=== Data for the task ===
════════

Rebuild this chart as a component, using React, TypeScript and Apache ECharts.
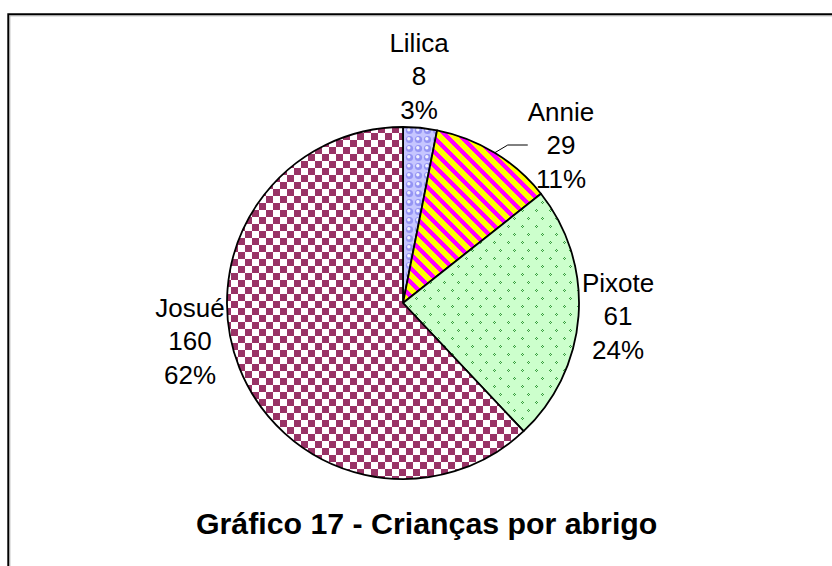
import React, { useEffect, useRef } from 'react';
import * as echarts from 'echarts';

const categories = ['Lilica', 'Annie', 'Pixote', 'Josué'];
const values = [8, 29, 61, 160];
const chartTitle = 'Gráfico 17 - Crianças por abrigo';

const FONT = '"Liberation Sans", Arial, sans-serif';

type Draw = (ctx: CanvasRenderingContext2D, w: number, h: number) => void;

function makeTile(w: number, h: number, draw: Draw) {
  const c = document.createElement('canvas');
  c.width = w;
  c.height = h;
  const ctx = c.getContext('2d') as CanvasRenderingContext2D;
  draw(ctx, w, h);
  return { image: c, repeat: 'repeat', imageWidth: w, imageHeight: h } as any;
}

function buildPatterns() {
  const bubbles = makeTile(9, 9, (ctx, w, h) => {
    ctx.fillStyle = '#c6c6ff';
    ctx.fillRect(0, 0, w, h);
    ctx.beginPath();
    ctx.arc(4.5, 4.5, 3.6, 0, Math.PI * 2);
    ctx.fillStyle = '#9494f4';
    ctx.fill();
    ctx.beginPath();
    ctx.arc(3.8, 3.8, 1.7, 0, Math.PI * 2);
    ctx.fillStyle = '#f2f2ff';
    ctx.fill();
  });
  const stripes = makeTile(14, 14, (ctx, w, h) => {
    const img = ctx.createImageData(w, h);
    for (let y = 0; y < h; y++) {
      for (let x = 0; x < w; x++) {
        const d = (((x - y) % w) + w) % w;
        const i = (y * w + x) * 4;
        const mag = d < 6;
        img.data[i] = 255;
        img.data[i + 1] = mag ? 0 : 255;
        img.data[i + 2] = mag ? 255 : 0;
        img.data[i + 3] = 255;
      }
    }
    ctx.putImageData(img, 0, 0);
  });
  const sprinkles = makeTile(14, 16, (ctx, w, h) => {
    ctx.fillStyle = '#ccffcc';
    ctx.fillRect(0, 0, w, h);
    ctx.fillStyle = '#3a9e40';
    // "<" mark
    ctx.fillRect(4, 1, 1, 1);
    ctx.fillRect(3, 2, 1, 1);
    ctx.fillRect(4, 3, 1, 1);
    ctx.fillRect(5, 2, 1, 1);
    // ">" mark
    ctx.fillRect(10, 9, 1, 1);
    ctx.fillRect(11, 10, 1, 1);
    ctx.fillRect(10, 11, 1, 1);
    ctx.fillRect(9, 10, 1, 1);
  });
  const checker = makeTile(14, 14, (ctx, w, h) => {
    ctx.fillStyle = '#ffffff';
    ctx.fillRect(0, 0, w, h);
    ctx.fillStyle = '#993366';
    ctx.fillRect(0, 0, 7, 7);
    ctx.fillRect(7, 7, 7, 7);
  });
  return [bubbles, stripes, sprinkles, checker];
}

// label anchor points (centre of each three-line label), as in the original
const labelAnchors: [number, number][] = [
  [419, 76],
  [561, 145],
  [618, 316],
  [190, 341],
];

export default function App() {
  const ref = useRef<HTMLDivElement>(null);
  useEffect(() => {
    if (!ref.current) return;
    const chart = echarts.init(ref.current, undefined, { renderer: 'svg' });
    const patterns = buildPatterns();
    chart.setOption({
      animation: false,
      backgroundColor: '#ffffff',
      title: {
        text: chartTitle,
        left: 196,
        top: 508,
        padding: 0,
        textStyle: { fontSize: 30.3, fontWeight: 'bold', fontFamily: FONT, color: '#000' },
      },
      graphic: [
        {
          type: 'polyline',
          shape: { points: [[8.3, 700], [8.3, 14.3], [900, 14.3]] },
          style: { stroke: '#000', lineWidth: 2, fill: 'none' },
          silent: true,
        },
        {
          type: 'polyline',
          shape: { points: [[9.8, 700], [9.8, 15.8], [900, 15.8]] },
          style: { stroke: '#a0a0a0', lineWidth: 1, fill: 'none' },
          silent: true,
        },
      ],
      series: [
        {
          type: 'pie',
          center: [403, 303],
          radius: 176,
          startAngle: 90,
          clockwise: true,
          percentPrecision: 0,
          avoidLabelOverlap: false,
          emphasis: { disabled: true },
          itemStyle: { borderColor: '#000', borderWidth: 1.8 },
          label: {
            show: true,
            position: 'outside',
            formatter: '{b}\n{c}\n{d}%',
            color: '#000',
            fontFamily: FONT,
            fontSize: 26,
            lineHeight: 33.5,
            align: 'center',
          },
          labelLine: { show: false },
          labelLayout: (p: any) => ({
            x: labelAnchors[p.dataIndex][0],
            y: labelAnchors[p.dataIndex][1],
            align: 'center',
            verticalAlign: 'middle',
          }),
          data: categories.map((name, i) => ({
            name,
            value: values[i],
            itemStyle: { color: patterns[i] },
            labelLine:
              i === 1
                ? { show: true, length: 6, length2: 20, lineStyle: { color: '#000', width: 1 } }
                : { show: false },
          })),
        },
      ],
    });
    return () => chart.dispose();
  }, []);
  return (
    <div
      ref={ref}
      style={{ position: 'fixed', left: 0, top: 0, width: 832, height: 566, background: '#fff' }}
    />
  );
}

════════

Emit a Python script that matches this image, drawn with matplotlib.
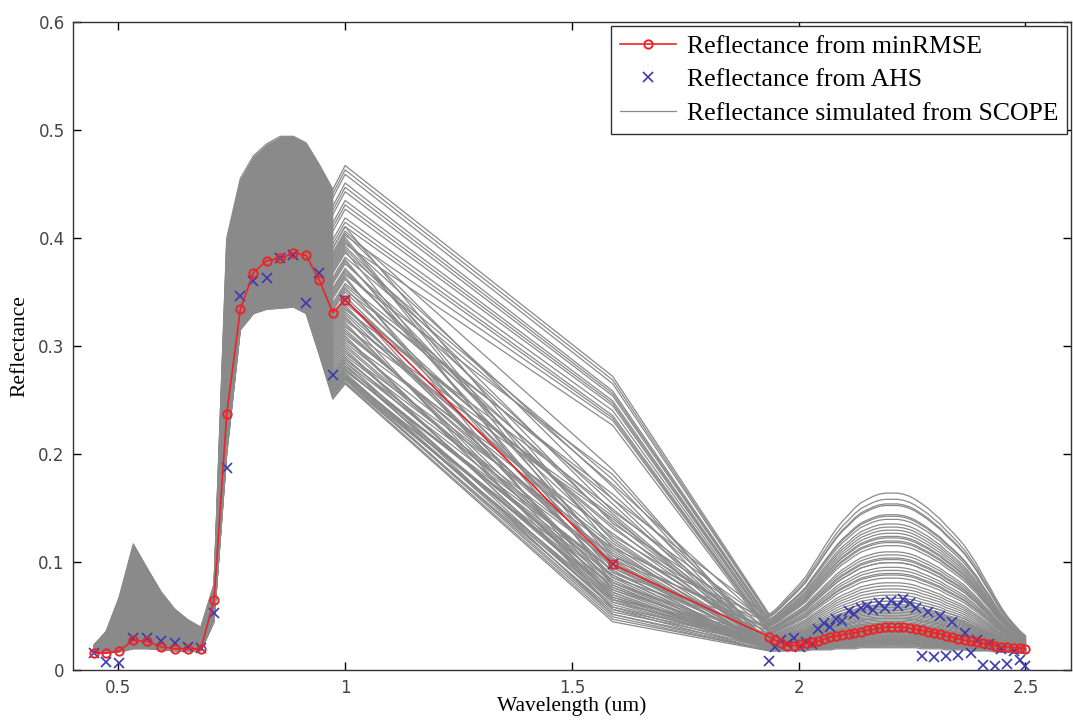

════════

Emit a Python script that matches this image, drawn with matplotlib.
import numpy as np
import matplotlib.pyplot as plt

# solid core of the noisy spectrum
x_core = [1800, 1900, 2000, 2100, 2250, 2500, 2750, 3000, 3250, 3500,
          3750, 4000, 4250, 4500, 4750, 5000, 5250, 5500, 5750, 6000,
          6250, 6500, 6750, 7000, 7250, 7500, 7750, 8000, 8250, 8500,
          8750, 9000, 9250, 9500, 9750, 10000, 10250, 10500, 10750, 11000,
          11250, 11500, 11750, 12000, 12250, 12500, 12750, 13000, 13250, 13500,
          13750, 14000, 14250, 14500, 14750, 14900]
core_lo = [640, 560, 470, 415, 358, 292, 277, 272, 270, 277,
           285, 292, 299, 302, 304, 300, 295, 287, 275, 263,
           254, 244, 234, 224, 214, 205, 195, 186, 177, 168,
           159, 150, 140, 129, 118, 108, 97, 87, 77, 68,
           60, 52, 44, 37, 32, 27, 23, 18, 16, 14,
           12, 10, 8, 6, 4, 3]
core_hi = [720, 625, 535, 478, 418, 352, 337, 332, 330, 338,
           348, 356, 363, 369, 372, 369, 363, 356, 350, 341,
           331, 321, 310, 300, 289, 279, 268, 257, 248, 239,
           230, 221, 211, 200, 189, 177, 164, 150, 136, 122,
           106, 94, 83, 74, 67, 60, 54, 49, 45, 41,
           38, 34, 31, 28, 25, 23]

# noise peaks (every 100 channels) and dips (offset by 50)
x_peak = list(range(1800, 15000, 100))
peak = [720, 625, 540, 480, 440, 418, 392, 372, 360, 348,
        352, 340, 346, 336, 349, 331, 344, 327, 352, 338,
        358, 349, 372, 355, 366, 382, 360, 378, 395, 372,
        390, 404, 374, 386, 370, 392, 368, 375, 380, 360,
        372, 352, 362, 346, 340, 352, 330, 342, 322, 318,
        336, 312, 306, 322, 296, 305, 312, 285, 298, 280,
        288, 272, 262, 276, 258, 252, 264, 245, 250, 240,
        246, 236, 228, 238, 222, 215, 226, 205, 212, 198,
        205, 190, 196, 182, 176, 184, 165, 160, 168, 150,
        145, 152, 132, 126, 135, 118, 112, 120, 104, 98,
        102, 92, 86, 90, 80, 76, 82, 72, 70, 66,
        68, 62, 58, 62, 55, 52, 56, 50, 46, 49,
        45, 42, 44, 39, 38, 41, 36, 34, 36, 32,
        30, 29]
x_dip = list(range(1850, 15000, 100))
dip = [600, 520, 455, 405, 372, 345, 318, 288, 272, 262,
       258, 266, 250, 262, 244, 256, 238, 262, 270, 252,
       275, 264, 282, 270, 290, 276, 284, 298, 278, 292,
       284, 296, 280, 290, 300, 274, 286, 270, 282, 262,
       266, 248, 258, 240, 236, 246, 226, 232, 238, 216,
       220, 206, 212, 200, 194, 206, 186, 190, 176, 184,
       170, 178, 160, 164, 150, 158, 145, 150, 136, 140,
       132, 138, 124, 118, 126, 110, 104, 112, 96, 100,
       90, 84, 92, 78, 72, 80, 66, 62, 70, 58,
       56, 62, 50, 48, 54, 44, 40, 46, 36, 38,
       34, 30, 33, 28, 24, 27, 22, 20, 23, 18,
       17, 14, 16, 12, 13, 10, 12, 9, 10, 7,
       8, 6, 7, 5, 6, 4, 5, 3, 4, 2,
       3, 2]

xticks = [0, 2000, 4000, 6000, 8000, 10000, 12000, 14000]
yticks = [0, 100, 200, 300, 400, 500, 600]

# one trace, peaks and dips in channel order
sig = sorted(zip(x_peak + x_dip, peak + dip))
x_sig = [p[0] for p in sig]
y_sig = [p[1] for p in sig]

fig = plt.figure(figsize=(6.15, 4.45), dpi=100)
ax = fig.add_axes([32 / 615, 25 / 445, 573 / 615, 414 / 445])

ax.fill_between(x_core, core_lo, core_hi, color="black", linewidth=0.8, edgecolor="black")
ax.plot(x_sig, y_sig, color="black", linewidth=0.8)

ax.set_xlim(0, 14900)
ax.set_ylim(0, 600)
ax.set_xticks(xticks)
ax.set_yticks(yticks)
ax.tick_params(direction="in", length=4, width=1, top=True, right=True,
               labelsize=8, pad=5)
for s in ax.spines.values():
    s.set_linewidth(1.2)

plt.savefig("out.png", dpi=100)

════════

=== Work required ===
Take the lines from the one holding "Rebuild this chart" to the one holding "number) => void;", both lines included, and give them again exactly, with no pictures.

=== Task output ===
Rebuild this chart as a component, using React, TypeScript and Apache ECharts.
import React, { useEffect, useRef } from 'react';
import * as echarts from 'echarts';

const categories = ['Lilica', 'Annie', 'Pixote', 'Josué'];
const values = [8, 29, 61, 160];
const chartTitle = 'Gráfico 17 - Crianças por abrigo';

const FONT = '"Liberation Sans", Arial, sans-serif';

type Draw = (ctx: CanvasRenderingContext2D, w: number, h: number) => void;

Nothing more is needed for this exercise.